Story of the Underground Railroad to Mexico gains attention [View all]
HOUSTON (AP) While researching U.S. Civil War history in South Texas, Roseann Bacha-Garza came across the two unique families of the Jacksons and the Webbers living along the Rio Grande. White men headed both families. Both of their wives were Black, emancipated slaves.
But Bacha-Garza, a historian, wondered what they were doing there in the mid-1800s.
As she dug into oral family histories, she heard an unexpected story. The two families' ranches served as a stop on the Underground Railroad to Mexico, descendants said. Across Texas and parts of Louisiana, Alabama, and Arkansas, scholars and preservation advocates are working to piece together the story of a largely forgotten part of American history: a network that helped thousands of Black slaves escape to Mexico.
It really made sense the more I read about it and the more I thought about it, Bacha-Garza said of the secretive route.
Like the more well-known Underground Railroad to the north, which helped fugitive slaves flee to Northern states and Canada, the path in the opposite direction provided a pathway to freedom south of the border, historians say.
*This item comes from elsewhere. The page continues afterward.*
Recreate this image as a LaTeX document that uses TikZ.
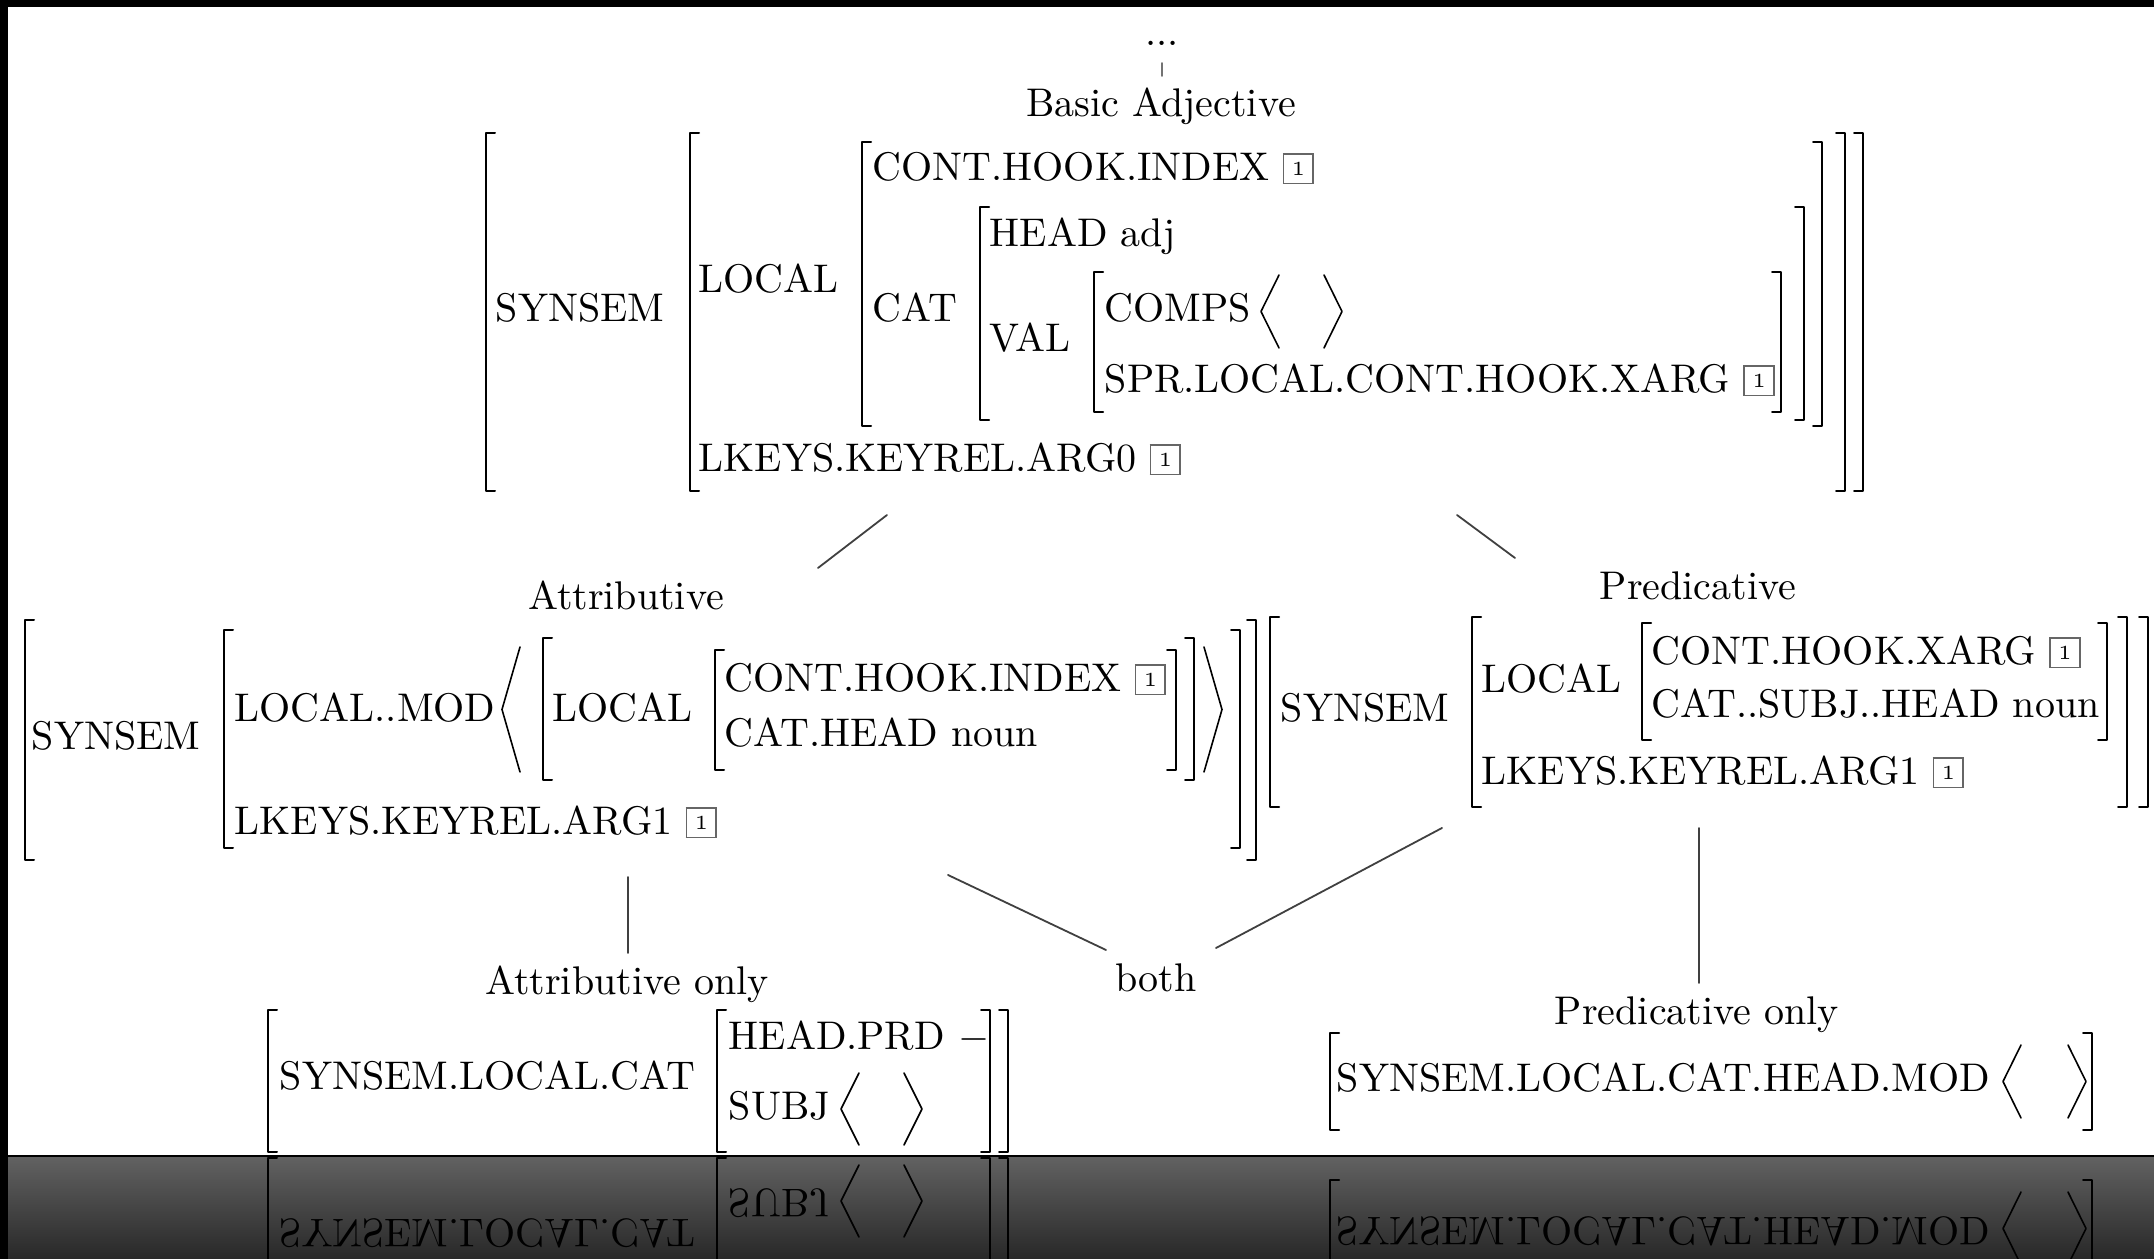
\documentclass[tikz,border=0pt]{standalone}

\newcommand{\tagbox}[1]{{\setlength{\fboxsep}{1.8pt}\setlength{\fboxrule}{0.4pt}\raisebox{1.4pt}{\fcolorbox{black!60}{white}{\tiny #1}}}}
\newcommand{\openbr}[3]{\draw[brk] (#1+9,#2) -- (#1,#2) -- (#1,#3) -- (#1+9,#3);}
\newcommand{\closebr}[3]{\draw[brk] (#1-9,#2) -- (#1,#2) -- (#1,#3) -- (#1-9,#3);}
\newcommand{\langl}[3]{\draw[ang] (#1+18,#2) -- (#1,{(#2+#3)/2}) -- (#1+18,#3);}
\newcommand{\rangl}[3]{\draw[ang] (#1,#2) -- (#1+18,{(#2+#3)/2}) -- (#1,#3);}

% lower part of the last row, drawn again as mirror image
\newcommand{\bottomavms}{%
	\openbr{268}{1010}{1152} \openbr{717}{1010}{1152}
	\closebr{990}{1010}{1152} \closebr{1008}{1010}{1152}
	\node[txt] (ao-cat) at (279,1090) {SYNSEM.LOCAL.CAT};
	\node[txt] (ao-subj) at (728,1120) {SUBJ};
	\langl{841}{1073}{1145} \rangl{904}{1073}{1145}
	\openbr{1330}{1033}{1130} \closebr{2092}{1033}{1130}
	\node[txt] (po-mod) at (1336,1092) {SYNSEM.LOCAL.CAT.HEAD.MOD};
	\langl{2003}{1045}{1118} \rangl{2068}{1045}{1118}
}

\begin{document}
\begin{tikzpicture}[x=0.25pt, y=-0.25pt, line cap=round, line join=round]
	\tikzset{txt/.style={anchor=base west, inner sep=0pt},
		lbl/.style={anchor=base, inner sep=0pt},
		brk/.style={line width=0.5pt},
		ang/.style={line width=0.4pt},
		edge/.style={line width=0.45pt, black!75}}
	\useasboundingbox (0,0) rectangle (2154,1259);
	\fill[white] (0,0) rectangle (2154,1259);
	\fill[black] (0,0) rectangle (2154,7);
	\fill[black] (0,0) rectangle (8,1259);
	
	% Basic Adjective
	\node[lbl] (dots) at (1162,46) {...};
	\node[lbl] (basic) at (1161,117) {Basic Adjective};
	\openbr{486}{133}{491} \openbr{690}{133}{491} \openbr{862}{142}{426}
	\openbr{980}{207}{420} \openbr{1094}{272}{412}
	\closebr{1781}{272}{412} \closebr{1804}{207}{420} \closebr{1822}{142}{426}
	\closebr{1845}{133}{491} \closebr{1863}{133}{491}
	\node[txt] (b-synsem) at (495,322) {SYNSEM};
	\node[txt] (b-local) at (698,293) {LOCAL};
	\node[txt] (b-index) at (872,181) {CONT.HOOK.INDEX \tagbox{1}};
	\node[txt] (b-cat) at (872,322) {CAT};
	\node[txt] (b-head) at (989,247) {HEAD adj};
	\node[txt] (b-val) at (989,352) {VAL};
	\node[txt] (b-comps) at (1104,322) {COMPS};
	\langl{1261}{275}{348} \rangl{1324}{275}{348}
	\node[txt] (b-spr) at (1104,393) {SPR.LOCAL.CONT.HOOK.XARG \tagbox{1}};
	\node[txt] (b-lkeys) at (698,472) {LKEYS.KEYREL.ARG0 \tagbox{1}};
	
	% Attributive
	\node[lbl] (attr) at (626,610) {Attributive};
	\openbr{25}{620}{860} \openbr{224}{630}{848} \openbr{543}{638}{780} \openbr{715}{650}{770}
	\closebr{1176}{650}{770} \closebr{1194}{638}{780} \closebr{1240}{630}{848} \closebr{1256}{620}{860}
	\node[txt] (a-synsem) at (31,750) {SYNSEM};
	\node[txt] (a-mod) at (234,722) {LOCAL..MOD};
	\langl{502}{647}{772} \rangl{1204}{647}{772}
	\node[txt] (a-local) at (552,722) {LOCAL};
	\node[txt] (a-index) at (724,692) {CONT.HOOK.INDEX \tagbox{1}};
	\node[txt] (a-head) at (724,747) {CAT.HEAD noun};
	\node[txt] (a-lkeys) at (234,835) {LKEYS.KEYREL.ARG1 \tagbox{1}};
	
	% Predicative
	\node[lbl] (pred) at (1698,600) {Predicative};
	\openbr{1270}{617}{807} \openbr{1472}{617}{807} \openbr{1642}{623}{740}
	\closebr{2107}{623}{740} \closebr{2127}{617}{807} \closebr{2148}{617}{807}
	\node[txt] (p-synsem) at (1280,722) {SYNSEM};
	\node[txt] (p-local) at (1481,693) {LOCAL};
	\node[txt] (p-xarg) at (1651,665) {CONT.HOOK.XARG \tagbox{1}};
	\node[txt] (p-head) at (1651,718) {CAT..SUBJ..HEAD noun};
	\node[txt] (p-lkeys) at (1481,785) {LKEYS.KEYREL.ARG1 \tagbox{1}};
	
	% last row
	\node[lbl] (attronly) at (627,995) {Attributive only};
	\node[lbl] (both) at (1156,992) {both};
	\node[lbl] (predonly) at (1697,1025) {Predicative only};
	\node[txt] (ao-prd) at (728,1050) {HEAD.PRD $-$};
	\bottomavms
	
	% tree lines
	\coordinate (dots-d) at (1162,63);
	\coordinate (basic-u) at (1162,76);
	\coordinate (basic-l) at (887,515);
	\coordinate (attr-u) at (818,568);
	\coordinate (basic-r) at (1457,515);
	\coordinate (pred-u) at (1515,558);
	\coordinate (attr-d) at (628,877);
	\coordinate (attronly-u) at (628,953);
	\coordinate (attr-r) at (948,875);
	\coordinate (both-l) at (1106,950);
	\coordinate (pred-l) at (1442,828);
	\coordinate (both-r) at (1216,948);
	\coordinate (pred-d) at (1699,828);
	\coordinate (predonly-u) at (1699,983);
	\draw[edge, black!55] (dots-d) -- (basic-u);
	\draw[edge] (basic-l) -- (attr-u);
	\draw[edge] (basic-r) -- (pred-u);
	\draw[edge] (attr-d) -- (attronly-u);
	\draw[edge] (attr-r) -- (both-l);
	\draw[edge] (pred-l) -- (both-r);
	\draw[edge] (pred-d) -- (predonly-u);
	
	% reflection strip
	\shade[top color={rgb,255:red,98;green,98;blue,98}, bottom color={rgb,255:red,40;green,40;blue,40}] (8,1156) rectangle (2154,1259);
	\begin{scope}
		\clip (8,1157) rectangle (2154,1259);
		\begin{scope}[shift={(0,2310)}, yscale=-1, every node/.append style={transform shape}]
			\bottomavms
		\end{scope}
	\end{scope}
	\draw[line width=0.5pt] (8,1156) -- (2154,1156);
\end{tikzpicture}
\end{document}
Enslaved people in the Deep South took to this closer route through unforgiving forests then desert with the help of Mexican Americans, German immigrants, and biracial Black and white couples living along the Rio Grande. Mexico had abolished slavery in 1829, a generation before President Abraham Lincoln's Emancipation Proclamation.
But just how organized the Underground Railroad to Mexico was and what happened to former slaves and those who helped them remains a mystery. Some archives have since been destroyed by fire. Sites connected to the route sit abandoned.
Its larger than most people realized, Karl Jacoby, co-director of the Center for the Study of Ethnicity and Race at Columbia University, said of the route.
Slave owners took out newspaper ads offering rewards and complaining that their property was likely heading to Mexico, Jacoby said. White Texans banished Mexican Americans from towns after accusing them of helping slaves escape.